FOXBOROUGH — Brazil beckons, and Portugal will carry with it the reassurance that, if pressed, it can beat another World Cup-bound team.

Portugal defeated Mexico, 1-0, in a pre-World Cup friendly Friday night at Gillette Stadium. Captain Bruno Alves scored the winner in the 93d minute.

“It was another game of preparation that allowed us to reach some conclusions and try to correct some things that we didn’t do as well,” Portugal coach Paulo Bento said.

After Mexico midfielder Marco Fabian fouled Portugal substitute Helder Postiga outside Mexico’s 18-yard-box, midfielder Joao Moutinho delivered a perfectly weighted free kick between the 6-yard-box and the 18, which Alves ran onto and headed past keeper Guillermo Ochoa for the game’s only goal.


The large contingent of Portuguese fans erupted.

“It was an extraordinary game,” Mexico coach Miguel Herrera said.

“The team demonstrated that they can do big things. We have to finish our attacks. Without doubt we have to focus on the attacks and finishing. But we can’t lose a game last-minute. When you are dominating a game, you can’t lose a game in the last 30 seconds.”

Without Ballon d’Or winner Cristiano Ronaldo, who sat out with left leg injuries, the Portuguese, who will play the United States in a Group G match June 22 in Brazil, still created several chances.

Six-foot-2-inch forward Eder found his way onto several crosses in the box, and nearly scored twice in the first half. He had four of the team’s six shots in the half.

Eder, plus wingers Nani and Vieirinha, formed a creative and threatening trio for Portugal.

No first-half play better embodied their on-field ingenuity than an Eder-Vieirinha connection in the 38th minute. A ball was played in the air to Vieirinha a few yards outside the 18, and the forward, with a defender on him, flicked his heel cleverly.


The ball fell directly to Eder, the tall, wiry-haired striker, who flicked it up to himself and let loose a volley that missed the goal by a few yards. It wasn’t Portugal’s best chance of the half, but it epitomized its offensive initiative.

Nani, meanwhile, danced his way around defenders regularly, providing crosses into the box and changing the point of attack with ease. In a game without Ronaldo, the agile Manchester United midfielder helped fill the massive void of speed and skill along the wings, embarking on probing runs that penetrated the Mexico defense.

Vieirinha was equally important for the Portugal offense.

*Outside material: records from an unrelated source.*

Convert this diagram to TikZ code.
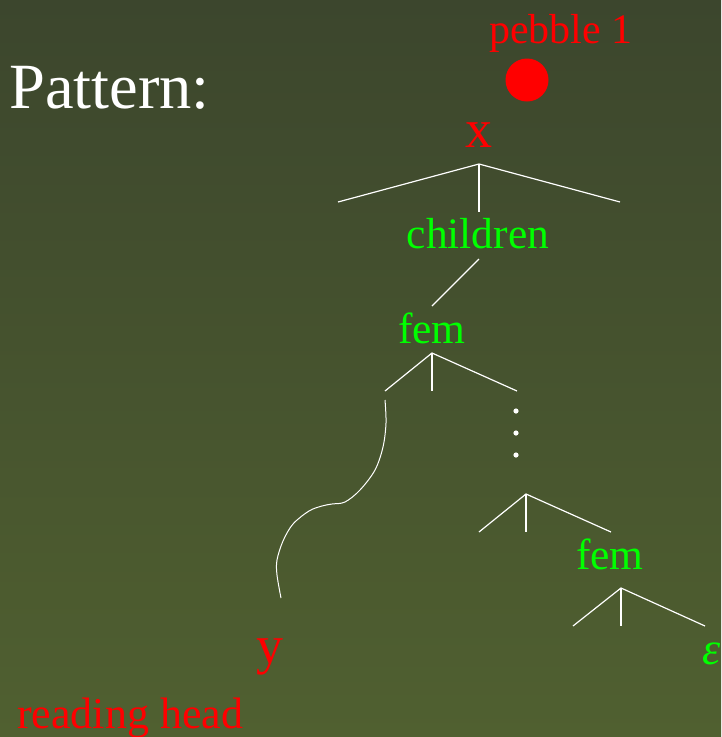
\documentclass[tikz,border=0pt]{standalone}
\usepackage{fontspec}
\setmainfont{Liberation Serif}
\definecolor{bgtop}{RGB}{60,70,45}
\definecolor{bgbot}{RGB}{80,96,48}
\definecolor{markred}{RGB}{255,0,0}
\definecolor{labgreen}{RGB}{0,255,0}
\begin{document}
\begin{tikzpicture}[x=1pt,y=-1pt,
  lbl/.style={anchor=base,inner sep=0pt},
  title/.style={lbl,text=white,font=\fontsize{64.5}{70}\selectfont},
  varname/.style={lbl,text=markred,font=\fontsize{54}{60}\selectfont},
  redtext/.style={lbl,text=markred,font=\fontsize{42}{48}\selectfont},
  tag/.style={lbl,text=labgreen,font=\fontsize{43.5}{48}\selectfont},
  edge/.style={draw=white,line width=1.2pt},
  dotmark/.style={fill=white,draw=none}]
% background
\shade[top color=bgtop,bottom color=bgbot] (0,0) rectangle (721,737);
\useasboundingbox (0,0) rectangle (721,737);

% labels
\node[title,anchor=base west] (title) at (9,108) {Pattern:};
\node[redtext] (pebble) at (561,43) {pebble 1};
\fill[markred] (527,80) circle (21.5);
\node[varname] (x) at (479,147) {x};
\node[tag] (children) at (478,248) {children};
\node[tag] (fem1) at (432,343) {fem};
\node[tag] (fem2) at (610,569) {fem};
\node[varname] (y) at (270,663) {y};
\node[redtext,anchor=base west,font=\fontsize{44}{48}\selectfont] (head) at (17,728) {reading head};
\node[tag,anchor=base west,font=\fontsize{46}{50}\selectfont\itshape] (eps) at (702,664) {ε};

% branching under x
\coordinate (xa) at (479,164);
\coordinate (xl) at (338,202);
\coordinate (xm) at (479,212);
\coordinate (xr) at (620,202);
\draw[edge] (xl) -- (xa) -- (xr);
\draw[edge] (xa) -- (xm);

% children to fem
\coordinate (ca) at (479,259);
\coordinate (cb) at (432,306);
\draw[edge] (ca) -- (cb);

% branching under the first fem
\coordinate (fa) at (432,353);
\coordinate (fl) at (385,391);
\coordinate (fm) at (432,391);
\coordinate (fr) at (517,391);
\draw[edge] (fl) -- (fa) -- (fr);
\draw[edge] (fa) -- (fm);

% path down to y
\draw[edge,line width=1pt] plot[smooth,tension=0.55] coordinates
  {(385,400) (386,423) (383,447) (375,470) (360,490) (345,502) (332,504)
   (322,506) (309,511) (293,524) (283,541) (277,560) (277,575) (281,598)};

% vertical ellipsis
\fill[dotmark] (516,411) circle (2.6);
\fill[dotmark] (516,433) circle (2.6);
\fill[dotmark] (516,455) circle (2.6);

% lower branching
\coordinate (ga) at (526,494);
\coordinate (gl) at (479,532);
\coordinate (gm) at (526,532);
\coordinate (gr) at (611,532);
\draw[edge] (gl) -- (ga) -- (gr);
\draw[edge] (ga) -- (gm);

% branching under the second fem
\coordinate (ha) at (621,588);
\coordinate (hl) at (573,626);
\coordinate (hm) at (621,626);
\coordinate (hr) at (705,626);
\draw[edge] (hl) -- (ha) -- (hr);
\draw[edge] (ha) -- (hm);
\end{tikzpicture}
\end{document}
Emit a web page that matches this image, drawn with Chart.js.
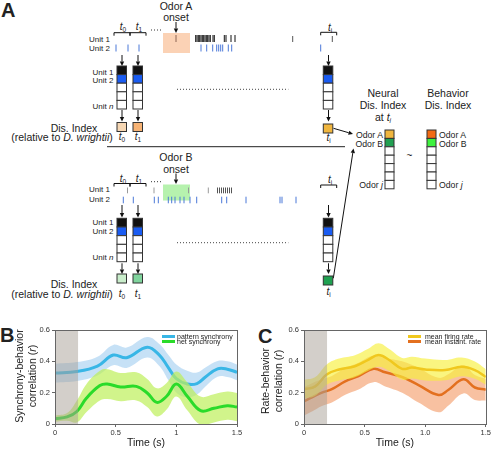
<!DOCTYPE html>
<html>
<head>
<meta charset="utf-8">
<script src="https://cdn.jsdelivr.net/npm/chart.js@4.4.0/dist/chart.umd.min.js"></script>
<style>
body { margin: 0; background: #fff; }
#page { position: relative; width: 492px; height: 450px; overflow: hidden; font-family: "Liberation Sans", Arial, sans-serif; color: #222; }
#panelA { position: absolute; left: 0; top: 0; }
canvas { position: absolute; }
.ytitle { position: absolute; width: 130px; text-align: center; font-size: 10.5px; line-height: 13px; white-space: nowrap; transform: translate(-50%, -50%) rotate(-90deg); }
.letter { position: absolute; font-weight: bold; font-size: 20px; line-height: 20px; }
.sw { position: absolute; width: 13px; height: 3px; }
.lt { position: absolute; font-size: 7px; line-height: 7px; white-space: nowrap; color: #222; }
</style>
</head>
<body>
<div id="page">
  <svg id="panelA" width="492" height="320"></svg>

  <div class="letter" style="left:1px;top:0px">A</div>
  <div class="letter" style="left:0px;top:325px">B</div>
  <div class="letter" style="left:258px;top:326px">C</div>

  <canvas id="chartB" width="245" height="130" style="left:0;top:320px"></canvas>
  <canvas id="chartC" width="243" height="130" style="left:249px;top:320px"></canvas>

  <div class="ytitle" style="left:26px;top:376px">Synchrony-behavior<br>correlation (<i>r</i>)</div>
  <div class="ytitle" style="left:272px;top:381px">Rate-behavior<br>correlation (<i>r</i>)</div>

  <div class="sw" style="left:162px;top:335px;background:#38b6e6"></div>
  <div class="lt" style="left:177px;top:333px">pattern synchrony</div>
  <div class="sw" style="left:162px;top:340.4px;background:#2adb2a"></div>
  <div class="lt" style="left:177px;top:338.4px">net synchrony</div>

  <div class="sw" style="left:408px;top:334.5px;background:#f0c81e"></div>
  <div class="lt" style="left:425px;top:332.5px">mean firing rate</div>
  <div class="sw" style="left:408px;top:340px;background:#e3701f"></div>
  <div class="lt" style="left:425px;top:338px">mean instant. rate</div>
</div>

<script>
// panel B: synchrony-behavior correlation
const patternTime = [0, 0.18, 0.35, 0.48, 0.59, 0.76, 0.86, 0.93, 1.0, 1.09, 1.17, 1.24, 1.34, 1.42, 1.5];
const patternSync = [0.325, 0.335, 0.37, 0.44, 0.423, 0.49, 0.44, 0.365, 0.29, 0.255, 0.258, 0.30, 0.352, 0.35, 0.33];
const patternErr = [0.06, 0.06, 0.06, 0.065, 0.065, 0.065, 0.07, 0.08, 0.09, 0.085, 0.07, 0.06, 0.05, 0.05, 0.05];

const netTime = [0, 0.1, 0.18, 0.26, 0.37, 0.43, 0.54, 0.67, 0.76, 0.84, 0.92, 1.0, 1.09, 1.2, 1.31, 1.42, 1.5];
const netSync = [0.034, 0.045, 0.08, 0.166, 0.245, 0.255, 0.236, 0.24, 0.198, 0.138, 0.177, 0.255, 0.177, 0.085, 0.10, 0.117, 0.108];
const netErr = [0.02, 0.025, 0.07, 0.09, 0.095, 0.095, 0.09, 0.09, 0.09, 0.09, 0.085, 0.08, 0.09, 0.09, 0.09, 0.09, 0.09];

// panel C: rate-behavior correlation
const firingTime = [0, 0.093, 0.19, 0.29, 0.42, 0.53, 0.615, 0.70, 0.81, 0.89, 1.0, 1.165, 1.30, 1.41, 1.5];
const firingRate = [0.222, 0.24, 0.317, 0.348, 0.369, 0.41, 0.44, 0.41, 0.352, 0.36, 0.348, 0.344, 0.365, 0.344, 0.30];
const firingErr = [0.06, 0.06, 0.065, 0.07, 0.07, 0.07, 0.075, 0.07, 0.07, 0.07, 0.07, 0.065, 0.06, 0.055, 0.05];

const instantTime = [0, 0.066, 0.148, 0.23, 0.34, 0.45, 0.574, 0.67, 0.81, 0.945, 1.11, 1.19, 1.315, 1.41, 1.5];
const instantRate = [0.145, 0.17, 0.20, 0.222, 0.272, 0.306, 0.352, 0.33, 0.30, 0.248, 0.185, 0.217, 0.285, 0.233, 0.219];
const instantErr = [0.09, 0.09, 0.085, 0.085, 0.085, 0.085, 0.085, 0.09, 0.1, 0.11, 0.11, 0.1, 0.09, 0.08, 0.07];

const baselineWindow = [0, 0.19];
const corrTickValues = [0, 0.2, 0.4, 0.6];
const corrTicks = ["0", "0.2", "0.4", "0.6"];
const timeTickValues = [0, 0.5, 1, 1.5];
const timeTicksB = ["0", "0.5", "1", "1.5"];
const timeTicksC = ["0", "0.5", "1.0", "1.5"];

const FONT = '"Liberation Sans", Arial, sans-serif';

function pts(t, v, e, sign) {
    return t.map((x, i) => ({ x: x, y: v[i] + (e ? sign * e[i] : 0) }));
}

function meanLine(t, v, color, w) {
    return { data: pts(t, v), borderColor: color, borderWidth: w, pointRadius: 0, tension: 0.4, fill: false };
}

function band(t, v, e, color) {
    return [
        { data: pts(t, v, e, 1), borderWidth: 0, pointRadius: 0, tension: 0.4, fill: "+1", backgroundColor: color },
        { data: pts(t, v, e, -1), borderWidth: 0, pointRadius: 0, tension: 0.4, fill: false }
    ];
}

const shadeAndFrame = {
    id: "shadeAndFrame",
    afterDatasetsDraw(chart) {
        const { ctx, chartArea: a, scales } = chart;
        const x0 = scales.x.getPixelForValue(baselineWindow[0]);
        const x1 = scales.x.getPixelForValue(baselineWindow[1]);
        ctx.save();
        ctx.fillStyle = "rgba(168,160,150,0.5)";
        ctx.fillRect(x0, a.top, x1 - x0, a.bottom - a.top);
        ctx.strokeStyle = "#666";
        ctx.lineWidth = 1;
        ctx.strokeRect(Math.round(a.left) + 0.5, Math.round(a.top) + 0.5, Math.round(a.right - a.left), Math.round(a.bottom - a.top));
        ctx.restore();
    }
};

function makeChart(id, datasets, timeLabels, padRight) {
    return new Chart(document.getElementById(id), {
        type: "line",
        data: { datasets },
        plugins: [shadeAndFrame],
        options: {
            responsive: false,
            animation: false,
            layout: { padding: { top: 10, right: padRight, left: 0, bottom: 0 } },
            plugins: { legend: { display: false }, tooltip: { enabled: false } },
            scales: {
                x: {
                    type: "linear", min: 0, max: 1.5,
                    afterBuildTicks: s => { s.ticks = timeTickValues.map(v => ({ value: v })); },
                    ticks: { maxRotation: 0, padding: 1, color: "#333", font: { size: 7.5, family: FONT },
                        callback: (v, i) => timeLabels[i] },
                    grid: { drawOnChartArea: false, tickLength: 3, color: "#666" },
                    border: { display: false },
                    title: { display: true, text: "Time (s)", color: "#222", font: { size: 10.5, family: FONT }, padding: { top: 0, bottom: 1 } },
                    afterFit: s => { s.height = 26; }
                },
                y: {
                    min: 0, max: 0.6,
                    afterBuildTicks: s => { s.ticks = corrTickValues.map(v => ({ value: v })); },
                    ticks: { padding: 2, color: "#333", font: { size: 7.5, family: FONT },
                        callback: (v, i) => corrTicks[i] },
                    grid: { drawOnChartArea: false, tickLength: 3, color: "#666" },
                    border: { display: false },
                    afterFit: s => { s.width = 55; }
                }
            }
        }
    });
}

makeChart("chartB", [
    meanLine(netTime, netSync, "#2adb2a", 3),
    ...band(netTime, netSync, netErr, "rgba(190,240,90,0.7)"),
    meanLine(patternTime, patternSync, "#38b6e6", 3),
    ...band(patternTime, patternSync, patternErr, "rgba(160,205,240,0.6)")
], timeTicksB, 8);

makeChart("chartC", [
    meanLine(firingTime, firingRate, "#f0c81e", 2.5),
    ...band(firingTime, firingRate, firingErr, "rgba(248,240,60,0.65)"),
    meanLine(instantTime, instantRate, "#e3701f", 2.5),
    ...band(instantTime, instantRate, instantErr, "rgba(245,160,110,0.65)")
], timeTicksC, 6);

// ---- panel A schematic ----
let s = "";
const ln = (x1, y1, x2, y2, c = "#111", w = 1, extra = "") =>
    s += `<line x1="${x1}" y1="${y1}" x2="${x2}" y2="${y2}" stroke="${c}" stroke-width="${w}" ${extra}/>`;
const tx = (x, y, content, size, anchor = "middle") =>
    s += `<text x="${x}" y="${y}" font-size="${size}" text-anchor="${anchor}" fill="#222">${content}</text>`;
const rect = (x, y, w, h, fill, stroke = "none") =>
    s += `<rect x="${x}" y="${y}" width="${w}" height="${h}" fill="${fill}" stroke="${stroke}" stroke-width="1"/>`;
const arrow = (x1, y1, x2, y2) => {
    const a = Math.atan2(y2 - y1, x2 - x1), L = 4.5, W = 2.2;
    const bx = x2 - L * Math.cos(a), by = y2 - L * Math.sin(a);
    ln(x1, y1, bx, by);
    s += `<polygon points="${x2},${y2} ${bx - W * Math.sin(a)},${by + W * Math.cos(a)} ${bx + W * Math.sin(a)},${by - W * Math.cos(a)}" fill="#111"/>`;
};
const spikes = (xs, y1, y2, c) => xs.forEach(x => ln(x, y1, x, y2, c, 1));
const bracket = (x1, x2, y) => s += `<path d="M${x1},${y + 3}V${y}H${x2}V${y + 3}" fill="none" stroke="#111" stroke-width="1"/>`;
const column = (x, y, w, h, fills) => fills.forEach((f, i) => rect(x, y + i * h, w, h, f, "#333"));
const tsub = idx => `<tspan font-style="italic">t</tspan><tspan font-size="6.5" dy="2">${idx}</tspan>`;
const dotted = 'stroke-dasharray="1 2"';
const unitFills = ["#111", "#1a5cf2", "#fff", "#fff", "#fff"];

const topUnit1 = [195.7, 197, 198.3, 199.7, 201, 202.3, 203.7, 205, 206.3, 207.7, 209, 210.3, 213, 214.3, 224.3, 226, 231, 235];
const topUnit2 = [116, 128, 139, 201, 206.7, 212.7, 216.7, 218.7, 220.7, 222.7, 228.3, 231.7, 320.7];
const botUnit1 = [127.5, 154, 188.5, 208.3];
const botBurst = [217.5, 219.5, 221.5, 223.5, 225.5, 227.5, 229.5, 231.5];
const botUnit2 = [123.3, 133.3, 154.3, 158.3, 168.3, 171.7, 175, 180, 184, 190, 196.7, 221.7, 226.7, 246, 280, 282, 296];

// top: odor A
tx(176, 10, "Odor A", 10.5); tx(176, 20.7, "onset", 10.5);
arrow(176, 22, 176, 33);
bracket(114, 130, 32.7); bracket(130, 146, 32.7);
tx(123, 30, tsub("0"), 10); tx(139, 30, tsub("1"), 10);
ln(151, 30, 163, 30, "#333", 1, dotted);
tx(110, 41.5, "Unit 1", 8, "end"); tx(110, 51, "Unit 2", 8, "end");
rect(163, 33, 27, 20, "#fbd2b5");
spikes([176], 35, 42, "#8c6552");
spikes(topUnit1, 35, 42, "#111");
spikes([292.7, 332.3], 36, 42, "#555");
spikes(topUnit2, 44.5, 51.5, "#4a78d8");
bracket(320.7, 336.7, 32.3); tx(330, 30.7, tsub("i"), 10);
[122, 138, 328.5].forEach(x => { arrow(x, 55, x, 66); arrow(x, 110, x, 121.5); });
[117, 133, 323.3].forEach(x => column(x, 66, 9.5, 8.6, unitFills));
tx(113.5, 75, "Unit 1", 8, "end"); tx(113.5, 83.3, "Unit 2", 8, "end");
tx(113.5, 109, 'Unit <tspan font-style="italic">n</tspan>', 8, "end");
ln(177, 89.3, 288.3, 89.3, "#444", 1, dotted);
rect(117, 122.5, 9.5, 9, "#f6d7b4", "#333");
rect(133, 122.5, 9.5, 9, "#f7b375", "#333");
rect(323.3, 124, 9.5, 9, "#f0b63f", "#333");
tx(122, 140, tsub("0"), 10); tx(138, 140, tsub("1"), 10); tx(328.5, 141, tsub("i"), 10);
tx(74, 132, "Dis. Index", 10.5);
tx(62, 140.5, '(relative to <tspan font-style="italic">D. wrightii</tspan>)', 10.5);
ln(107, 146.7, 345, 146.7, "#222", 1);

// right: neural vs behavior index
tx(383, 96.7, "Neural", 10.5); tx(383, 109.3, "Dis. Index", 10.5);
tx(383, 120.5, 'at <tspan font-style="italic">t</tspan><tspan font-size="6.5" dy="2" font-style="italic">i</tspan>', 10.5);
tx(448, 96.7, "Behavior", 10.5); tx(448, 109.3, "Dis. Index", 10.5);
arrow(333.5, 128.3, 353, 134);
column(385, 130, 9, 8.4, ["#f0b63f", "#22a052", "#fff", "#fff", "#fff", "#fff", "#fff"]);
column(427, 130, 9, 8.4, ["#f26b14", "#3ef23e", "#fff", "#fff", "#fff", "#fff", "#fff"]);
tx(383, 138.3, "Odor A", 8.7, "end"); tx(383, 147.3, "Odor B", 8.7, "end");
tx(383, 188, 'Odor <tspan font-style="italic">j</tspan>', 8.7, "end");
tx(439, 138.3, "Odor A", 8.7, "start"); tx(439, 147.3, "Odor B", 8.7, "start");
tx(439, 188, 'Odor <tspan font-style="italic">j</tspan>', 8.7, "start");
tx(409.5, 159, "~", 10);
arrow(333.3, 278.3, 353.5, 148.5);

// bottom: odor B
tx(176, 161, "Odor B", 10.5); tx(176, 172.5, "onset", 10.5);
arrow(176, 173.5, 176, 184);
bracket(114, 130, 183.5); bracket(130, 146, 183.5);
tx(123, 182, tsub("0"), 10); tx(139, 182, tsub("1"), 10);
ln(151, 181.7, 163, 181.7, "#333", 1, dotted);
tx(110, 192.3, "Unit 1", 8, "end"); tx(110, 201.7, "Unit 2", 8, "end");
rect(163, 184.5, 27, 16, "#b6f2ae");
spikes(botUnit1, 187.5, 193.3, "#999");
spikes(botBurst, 187.5, 193.3, "#555");
spikes(botUnit2, 196.7, 203.3, "#4a78d8");
bracket(320.7, 336.7, 185); tx(330, 182.7, tsub("i"), 10);
[122, 138, 328.5].forEach(x => { arrow(x, 205, x, 217.5); arrow(x, 263.3, x, 274); });
[117, 133, 323.3].forEach(x => column(x, 218.3, 9.5, 8.68, unitFills));
tx(113.5, 225, "Unit 1", 8, "end"); tx(113.5, 234, "Unit 2", 8, "end");
tx(113.5, 260, 'Unit <tspan font-style="italic">n</tspan>', 8, "end");
ln(177, 242.7, 288.3, 242.7, "#444", 1, dotted);
rect(117, 274, 9.5, 9, "#c9edcb", "#333");
rect(133, 274, 9.5, 9, "#80d49d", "#333");
rect(323.3, 276, 9.5, 9, "#1fa050", "#333");
tx(122, 297, tsub("0"), 10); tx(138, 297, tsub("1"), 10); tx(328.5, 295, tsub("i"), 10);
tx(74, 288.3, "Dis. Index", 10.5);
tx(62, 298, '(relative to <tspan font-style="italic">D. wrightii</tspan>)', 10.5);

const svgEl = document.getElementById("panelA");
svgEl.setAttribute("font-family", FONT);
svgEl.innerHTML = s;
</script>
</body>
</html>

One of his best plays of the first half was his pointed run down the right wing in the 14th minute: He ran at a defender, made him miss with a scissors, and unleashed a powerful left-footed shot at the near post. Keeper Jesus Corona, who was replaced at halftime, made a diving save.

The Portugal attack centers on strong play by its outside midfielders. When the United States plays Portugal in 15 days in Brazil, the Americans’ outside defenders — likely DaMarcus Beasley on the left and Fabian Johnson on the right — will be kept busy.

Portugal’s defense, though, looked vulnerable.

Mexico’s attackers breached the back line consistently, defenders miscleared easy-to-deal-with crosses and through balls several times, and searching runs frequently found a place behind the back four. Outside of keeper Eduardo, the defensive third was Portugal’s weakest; it looked indifferent and lost.


In the 61st minute, and in many others, Portugal’s defensive inelegance was nearly punished.

Javier “Chicarito” Hernandez, minutes after subbing into the game, received the ball around the left side of Portugal’s 18, with two defenders pursuing.

The Mexico attacker lost them and lobbed a cross to the far post, where midfielder Hector Herrera brought it down and let rip. Eduardo made himself big, stood tall, and made an imposing save to keep the game scoreless.

Bento said he expects similar challenges from Portugal’s World Cup opponents.

“We have the goal of moving out of the group stage,” he said. ‘We know we will have a great many difficulties because all teams are very well-organized, strong teams, with great individual players. They will create a lot of difficulties for us of reaching our first goal, which is to advance.”